Manufactured housing developers also gain relief. The bill removes the permanent chassis mandate, which added about $10,000 per unit. It also raises the public welfare investment cap for banks from 15% to 20%. That change could increase private funding for affordable housing. Enterprise Community Partners expects stronger support for LIHTC and the reauthorized HOME Program.
The Details
The final bill drops several controversial proposals from earlier drafts. One proposal would have required build-to-rent developers to sell homes within seven years. Industry opposition led lawmakers to remove that provision. Wolfson BTR CEO Adam Wolfson said lender confidence collapsed during the debate. His bridge lending options fell from 94 to six in less than a month.
The bill also tightens rules for institutional single-family investors. In some cases, it caps ownership at 350 homes. Sponsors framed the measure as a response to public concerns. However, BTR leaders and multifamily economists expect limited effects. Exemptions for new construction and tenant purchases weaken the policy. As a result, Congress appears to favor political messaging over major changes to the SFR market.
Regulatory Tweaks, Not Market Shifts
The softer BTR language quickly restored lender confidence. Bridge lenders returned as legislative uncertainty eased. Even so, the broader market impact may stay limited. Marcus & Millichap views most provisions as secondary changes, not market catalysts. Streamlined approvals and tax incentives help. However, rigid capital stacks remain the biggest obstacle, despite added flexibility for LIHTC and HOME.
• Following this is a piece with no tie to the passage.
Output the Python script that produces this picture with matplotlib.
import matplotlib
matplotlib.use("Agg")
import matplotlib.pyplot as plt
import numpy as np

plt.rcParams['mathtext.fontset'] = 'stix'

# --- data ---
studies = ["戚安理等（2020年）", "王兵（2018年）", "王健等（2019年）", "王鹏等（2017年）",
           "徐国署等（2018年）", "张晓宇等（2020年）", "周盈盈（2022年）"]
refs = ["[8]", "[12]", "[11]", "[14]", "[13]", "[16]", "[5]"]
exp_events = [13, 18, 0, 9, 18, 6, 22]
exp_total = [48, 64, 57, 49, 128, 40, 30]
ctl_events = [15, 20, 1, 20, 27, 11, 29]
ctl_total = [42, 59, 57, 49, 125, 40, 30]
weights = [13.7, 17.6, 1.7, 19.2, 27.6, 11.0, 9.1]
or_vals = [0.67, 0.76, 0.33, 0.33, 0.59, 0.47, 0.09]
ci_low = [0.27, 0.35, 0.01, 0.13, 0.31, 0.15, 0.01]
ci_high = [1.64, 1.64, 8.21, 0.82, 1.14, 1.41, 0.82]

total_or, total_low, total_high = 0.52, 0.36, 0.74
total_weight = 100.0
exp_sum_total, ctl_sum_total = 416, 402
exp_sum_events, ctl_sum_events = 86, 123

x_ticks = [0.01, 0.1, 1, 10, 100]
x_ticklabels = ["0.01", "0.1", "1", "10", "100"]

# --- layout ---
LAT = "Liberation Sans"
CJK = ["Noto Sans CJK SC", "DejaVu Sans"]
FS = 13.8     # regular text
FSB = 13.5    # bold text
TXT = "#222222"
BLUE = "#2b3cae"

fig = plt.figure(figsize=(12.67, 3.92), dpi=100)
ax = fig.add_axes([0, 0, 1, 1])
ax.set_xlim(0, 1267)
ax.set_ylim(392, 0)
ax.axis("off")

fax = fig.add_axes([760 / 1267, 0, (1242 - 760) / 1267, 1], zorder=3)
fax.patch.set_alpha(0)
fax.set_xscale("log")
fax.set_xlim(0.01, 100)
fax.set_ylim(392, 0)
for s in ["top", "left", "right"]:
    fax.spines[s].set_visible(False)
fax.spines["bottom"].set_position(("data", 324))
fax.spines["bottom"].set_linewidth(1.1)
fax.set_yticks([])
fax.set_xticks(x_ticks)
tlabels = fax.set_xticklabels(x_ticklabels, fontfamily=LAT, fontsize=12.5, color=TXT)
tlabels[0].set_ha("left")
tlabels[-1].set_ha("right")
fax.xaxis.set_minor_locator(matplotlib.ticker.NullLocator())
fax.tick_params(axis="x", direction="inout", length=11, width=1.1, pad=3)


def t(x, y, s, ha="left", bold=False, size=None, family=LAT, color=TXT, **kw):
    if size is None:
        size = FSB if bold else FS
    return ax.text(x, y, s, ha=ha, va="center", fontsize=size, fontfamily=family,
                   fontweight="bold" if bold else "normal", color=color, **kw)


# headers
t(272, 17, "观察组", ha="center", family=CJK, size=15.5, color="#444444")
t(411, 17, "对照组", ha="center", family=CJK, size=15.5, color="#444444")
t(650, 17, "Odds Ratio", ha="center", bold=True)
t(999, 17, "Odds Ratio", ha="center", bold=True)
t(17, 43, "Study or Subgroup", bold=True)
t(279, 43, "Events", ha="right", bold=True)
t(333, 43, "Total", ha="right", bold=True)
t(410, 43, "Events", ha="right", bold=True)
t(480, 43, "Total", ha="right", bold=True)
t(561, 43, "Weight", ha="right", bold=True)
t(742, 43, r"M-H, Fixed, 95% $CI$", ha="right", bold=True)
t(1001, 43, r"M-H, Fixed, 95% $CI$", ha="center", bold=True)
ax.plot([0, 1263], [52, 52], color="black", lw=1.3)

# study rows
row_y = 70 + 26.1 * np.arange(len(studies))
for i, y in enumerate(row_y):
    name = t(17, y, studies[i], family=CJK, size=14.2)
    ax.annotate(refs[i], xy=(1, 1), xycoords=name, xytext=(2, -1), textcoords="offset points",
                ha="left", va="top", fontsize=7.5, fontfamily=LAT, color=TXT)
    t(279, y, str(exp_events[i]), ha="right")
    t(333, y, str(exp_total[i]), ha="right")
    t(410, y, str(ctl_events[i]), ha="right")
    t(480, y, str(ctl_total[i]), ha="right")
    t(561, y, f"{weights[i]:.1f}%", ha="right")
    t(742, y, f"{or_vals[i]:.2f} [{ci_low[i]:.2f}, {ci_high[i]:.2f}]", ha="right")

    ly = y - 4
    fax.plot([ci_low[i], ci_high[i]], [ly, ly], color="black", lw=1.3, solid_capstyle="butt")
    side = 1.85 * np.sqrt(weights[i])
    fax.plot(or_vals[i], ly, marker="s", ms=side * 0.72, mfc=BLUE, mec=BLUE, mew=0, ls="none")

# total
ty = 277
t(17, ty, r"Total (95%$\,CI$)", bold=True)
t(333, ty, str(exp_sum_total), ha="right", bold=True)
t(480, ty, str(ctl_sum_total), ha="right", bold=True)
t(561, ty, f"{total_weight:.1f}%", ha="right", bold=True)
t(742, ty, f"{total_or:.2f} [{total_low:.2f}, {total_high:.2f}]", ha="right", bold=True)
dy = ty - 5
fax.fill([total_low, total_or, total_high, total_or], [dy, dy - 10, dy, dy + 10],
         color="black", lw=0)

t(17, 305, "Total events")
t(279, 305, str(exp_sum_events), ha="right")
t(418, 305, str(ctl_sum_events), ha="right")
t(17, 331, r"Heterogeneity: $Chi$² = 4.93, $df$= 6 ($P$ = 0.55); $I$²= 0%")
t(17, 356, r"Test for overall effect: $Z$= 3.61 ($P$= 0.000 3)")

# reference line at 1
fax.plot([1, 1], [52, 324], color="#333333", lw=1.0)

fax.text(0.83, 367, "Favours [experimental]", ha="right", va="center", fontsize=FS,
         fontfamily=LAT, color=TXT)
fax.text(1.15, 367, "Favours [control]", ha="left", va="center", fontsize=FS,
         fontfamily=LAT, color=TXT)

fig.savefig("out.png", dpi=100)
The investor cap also addresses concerns about institutions buying too many homes. President Trump and Senator Elizabeth Warren amplified that debate. Still, industry leaders point to several exemptions. Large investors can likely adjust their strategies without slowing expansion.
Why It Matters
The Road to Housing Act increases federal involvement in housing supply. However, its impact looks gradual rather than transformative. TruAmerica CEO Bob Hart called the incentives useful but limited. He said the bill stops short of driving major change. Many industry leaders also view the investor cap as more symbolic than practical.
Still, the bill encourages faster permitting and zoning reforms. It supports those efforts with a $200M annual grant program. Manufactured housing developers also benefit from lower costs. Those changes build on recent federal efforts that increasingly recognize manufactured housing as a practical way to expand affordable supply. In addition, the higher public welfare investment cap should improve affordable housing financing. LIHTC and similar programs could see stronger capital flows.
National Multifamily Housing Council President Sharon Wilson Géno said no single measure will transform the market. However, she believes combined reforms can improve development over time. For CRE, incremental progress matters. Even so, lasting change will require broader policies and stronger public-private partnerships. Local adoption and future legislation will determine the bill’s long-term impact.
What’s Next
Washington now awaits President Trump’s decision on the bill. Meanwhile, industry leaders already support additional housing measures. Bipartisan lawmakers back a workforce housing tax credit modeled on LIHTC. The proposal would target households earning up to 100% of area median income. Policymakers also continue discussing property tax abatements and higher public welfare investment caps.
Lenders have started returning to the BTR market. However, future investment depends on regulatory clarity after the bill becomes law. Many stakeholders expect more incremental reforms instead of one sweeping overhaul.